For the first time in the country’s history, the National Assembly’s Standing Committee on Finance has made changes to the revised Finance Bill during the parliamentary process.

Since the new Finance Bill has loosened strict provisions, the IMF may seriously dispute these modifications, particularly those pertaining to enforcement measures to raise Rs389 billion. The administration would need to provide justifications and demonstrate its commitment to raising the targeted revenues without experiencing a significant deficit in reaching the Rs14.131 trillion target.

While the budget was unveiled, the Finance Bill was 355 pages long, which has shrunk to 348 pages now and it will be presented to the National Assembly in two days.

The revised Finance Bill 2025-26 introduces a threshold of Rs7 million for vehicle purchases.
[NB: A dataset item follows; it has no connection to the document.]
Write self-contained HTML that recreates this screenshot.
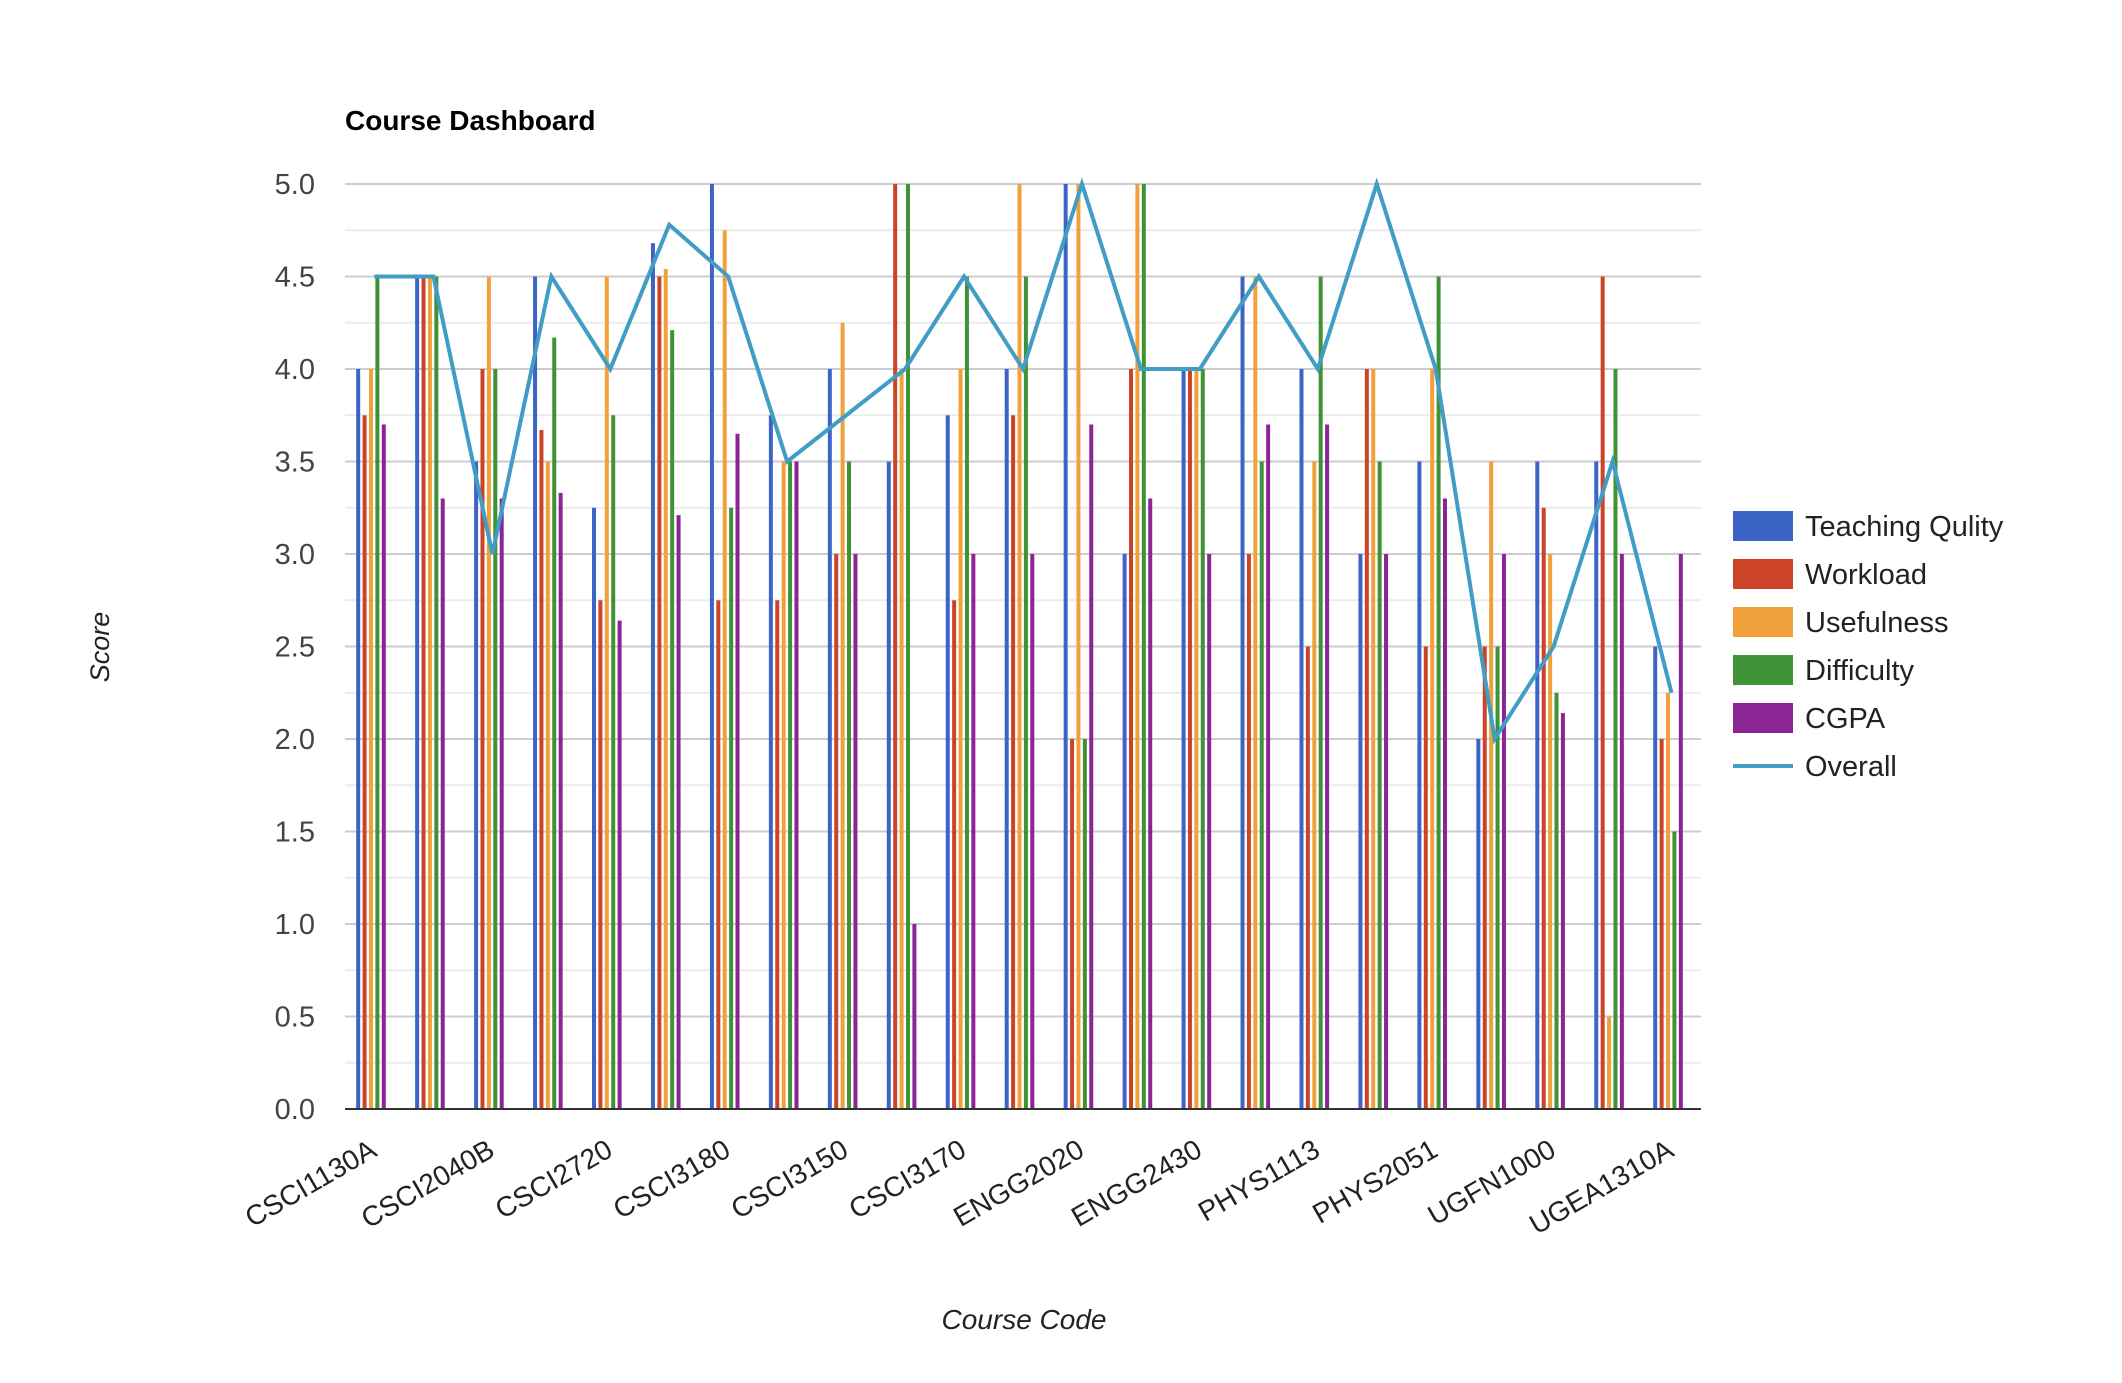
<!DOCTYPE html>
<html><head><meta charset="utf-8"><style>
html,body{margin:0;padding:0;background:#fff;}
svg{display:block;font-family:"Liberation Sans",Arial,sans-serif;}
</style></head><body>
<svg id="chart" width="2122" height="1383" viewBox="0 0 2122 1383" xmlns="http://www.w3.org/2000/svg">
<text x="345" y="130" font-size="28" font-weight="bold" fill="#000">Course Dashboard</text>
<g id="grid"></g><g id="bars"></g><g id="line"></g><g id="axes"></g><g id="legend"></g>
<text transform="translate(109,647) rotate(-90)" text-anchor="middle" font-size="27" font-style="italic" fill="#222">Score</text>
<text x="1024" y="1329" text-anchor="middle" font-size="28" font-style="italic" fill="#222">Course Code</text>
</svg>
<script>
const categories = ["CSCI1130A","CSCI1130B","CSCI2040B","CSCI2100A","CSCI2720","CSCI3100","CSCI3180","CSCI3250","CSCI3150","CSCI3160","CSCI3170","CSCI3230","ENGG2020","ENGG2440","ENGG2430","ENGG2760","PHYS1113","PHYS1114","PHYS2051","UGEB2530","UGFN1000","UGEA2100","UGEA1310A"];
const teaching   = [4.0,4.5,3.5,4.5,3.25,4.68,5.0,3.75,4.0,3.5,3.75,4.0,5.0,3.0,4.0,4.5,4.0,3.0,3.5,2.0,3.5,3.5,2.5];
const workload   = [3.75,4.5,4.0,3.67,2.75,4.5,2.75,2.75,3.0,5.0,2.75,3.75,2.0,4.0,4.0,3.0,2.5,4.0,2.5,2.5,3.25,4.5,2.0];
const usefulness = [4.0,4.5,4.5,3.5,4.5,4.54,4.75,3.5,4.25,4.0,4.0,5.0,5.0,5.0,4.0,4.5,3.5,4.0,4.0,3.5,3.0,0.5,2.25];
const difficulty = [4.5,4.5,4.0,4.17,3.75,4.21,3.25,3.5,3.5,5.0,4.5,4.5,2.0,5.0,4.0,3.5,4.5,3.5,4.5,2.5,2.25,4.0,1.5];
const cgpa       = [3.7,3.3,3.3,3.33,2.64,3.21,3.65,3.5,3.0,1.0,3.0,3.0,3.7,3.3,3.0,3.7,3.7,3.0,3.3,3.0,2.14,3.0,3.0];
const overall    = [4.5,4.5,3.0,4.5,4.0,4.78,4.5,3.5,3.75,4.0,4.5,4.0,5.0,4.0,4.0,4.5,4.0,5.0,4.0,2.0,2.5,3.5,2.25];
const yTicks = ["0.0","0.5","1.0","1.5","2.0","2.5","3.0","3.5","4.0","4.5","5.0"];
const seriesNames = ["Teaching Qulity","Workload","Usefulness","Difficulty","CGPA","Overall"];

const NS="http://www.w3.org/2000/svg";
const L=345,R=1701,T=184,B=1109,YMAX=5;
const colors=["#3c64c6","#cb4428","#f1a13c","#3f9236","#8b2494"];
const lineColor="#429dc6";
const bw=(R-L)/categories.length;
const y=v=>B-(v/YMAX)*(B-T);
const xc=i=>L+bw*(i+0.5);
function mk(tag,attrs,parent){const e=document.createElementNS(NS,tag);for(const k in attrs)e.setAttribute(k,attrs[k]);parent.appendChild(e);return e;}
const grid=document.getElementById('grid');
for(let k=1;k<=20;k++){const v=k*0.25;
 const g=mk('line',{x1:L,x2:R,y1:y(v),y2:y(v),stroke:k%2===0?'#cccccc':'#ebebeb','stroke-width':2},grid);
 
 }
const axes=document.getElementById('axes');
yTicks.forEach(t=>{const tx=mk('text',{x:315,y:y(parseFloat(t))+10,'text-anchor':'end','font-size':29,fill:'#444'},axes);tx.textContent=t;
 
 });
const series=[teaching,workload,usefulness,difficulty,cgpa];
const barsG=document.getElementById('bars');
const step=6.4,barW=4;
categories.forEach((c,i)=>{series.forEach((s,j)=>{
 const x=xc(i)-3.5+(j-2)*step-barW/2;
 const r=mk('rect',{x:x,y:y(s[i]),width:barW,height:B-y(s[i]),fill:colors[j]},barsG);
 
 });});
const base=mk('line',{x1:L,x2:R,y1:B,y2:B,stroke:'#333','stroke-width':2},axes);


categories.forEach((c,i)=>{if(i%2)return;
 const tx=mk('text',{transform:`translate(${xc(i)+4},${B+46}) rotate(-30)`,'text-anchor':'end','font-size':28,fill:'#222'},axes);
 tx.textContent=c;
 
 });
const pts=overall.map((v,i)=>xc(i)+','+y(v)).join(' ');
const pl=mk('polyline',{points:pts,fill:'none',stroke:lineColor,'stroke-width':4,'stroke-linejoin':'miter'},document.getElementById('line'));


const leg=document.getElementById('legend');
seriesNames.forEach((n,j)=>{const cy=526+j*48;
 const g=mk('g',{},leg);
 
 
 if(j<5)mk('rect',{x:1733,y:cy-15,width:60,height:30,fill:colors[j]},g);
 else mk('rect',{x:1733,y:cy-2,width:60,height:4,fill:lineColor},g);
 const t=mk('text',{x:1805,y:cy+10,'font-size':29,fill:'#222'},g);t.textContent=n;});
</script>
</body></html>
If the invoice value for a locally manufactured vehicle or import value as assessed by the Customs Authority inclusive of all applicable taxes, duties, levies and charges exceeds this amount, the buyer will be declared as an “ineligible person”. These individuals will be required to show their financial standing by presenting their last filed tax returns when applying for booking, purchase, or registration of the vehicle.

Regarding an application for registering, recording or attesting transfer of any immovable property, there shall be a threshold exceeding Rs100 million as defined by fair market value.

In relation to investment in securities, debt securities, units of mutual funds or money market instruments subject to the condition that investment amounts up to Rs50 million shall be new investment in any financial year excluding reinvestment either by liquidation of similar type of securities and or reinvestment of returns earned on already held securities, threshold limit shall be exceeding Rs50 million.

Opening or maintaining of bank account, only saving account shall be dealt. On the annual cash withdrawal limit, Rs100 million in all bank accounts held by an individual will be the threshold.

Under 175AA, the revised Finance Bill explains about exchange of banking and tax information related to high-risk persons:

(1) Notwithstanding, anything contained in any law for the time being in force, including but not limited to Banking Companies Ordinance, 1962 (LVII of 1962), Section 216 of this Ordinance, and any regulations made under the State Bank of Pakistan Act, 1956 (XXXIII of 1956),

(a) the Board may share information obtained from tax declarations with scheduled banks in Pakistan in respect of persons or classes of persons, for the purpose of cross-matching with the bank data through data-based algorithms, as may be prescribed, and (b) the scheduled banks shall provide to the Board final results where banking data is at variance with algorithms provided under Clause (a) of this Sub-Section.

(2) All information received under this Section shall be used only for tax and related purposes and kept confidential.

For seizing of counterfeit goods, without prejudice to foregoing provisions of this Section, the Board in case of goods subject to monitoring under Section 45A of this Act and counterfeited goods, may authorise any officer of the Revenue Department not below the rank of Naib Tehsildar or Excise and Taxation Officer not below the rank of BPS-16 to exercise powers and perform the functions of officer of Inland Revenue under section 26 and sub-section (1) of section 27, by notification in official gazette subject to such conditions, if any, it may deem fit to be imposed.

Responsibility to collect digital presence proceeds tax on advertisement on social media platforms.

(1) Every foreign vendor having a digital presence in Pakistan making any payment in whole or part to social media platforms, or any other online platform for online advertisement in Pakistan, which is chargeable to tax under section 3, shall deduct tax from the gross amount paid at the rate specified in the Schedule of this Act.

Every foreign vendor and payment intermediary, who has deducted the tax under this Section in a month, is required to deposit the deducted amount in the government treasury before the 7th of immediately succeeding month.

Furnishing of information by social media and online platforms regarding advertisement:

— Every social media and online platform having a digital presence in Pakistan is required to file a quarterly statement in the manner as prescribed, providing client-wise information of local vendors or foreign vendors with or without a permanent establishment, whose advertisements are relayed in Pakistan through its platform and the amount received.

Penalty for non-filing of statement:

— Where every payment intermediary and social media platform, that fails to submit the statement required under Section 8 or Section 9 of this Act, with respect to digitally ordered services and goods or advertisements relayed in Pakistan shall be liable to a penalty of Rs1 million for each default.

Suspension of remittances to a foreign advertiser:

— The payment intermediary shall suspend remittances of proceeds of such foreign vendors if it is reported to them by the commissioner such vendors are advertising continuously for 120 days without payment of this tax by foreign vendor: provided this suspension shall be in addition to recovery under Section 7 for violation of Section 6. There will be 5% of payment, including advertisement on social media platforms, and 5% of payment made to foreign providers of goods.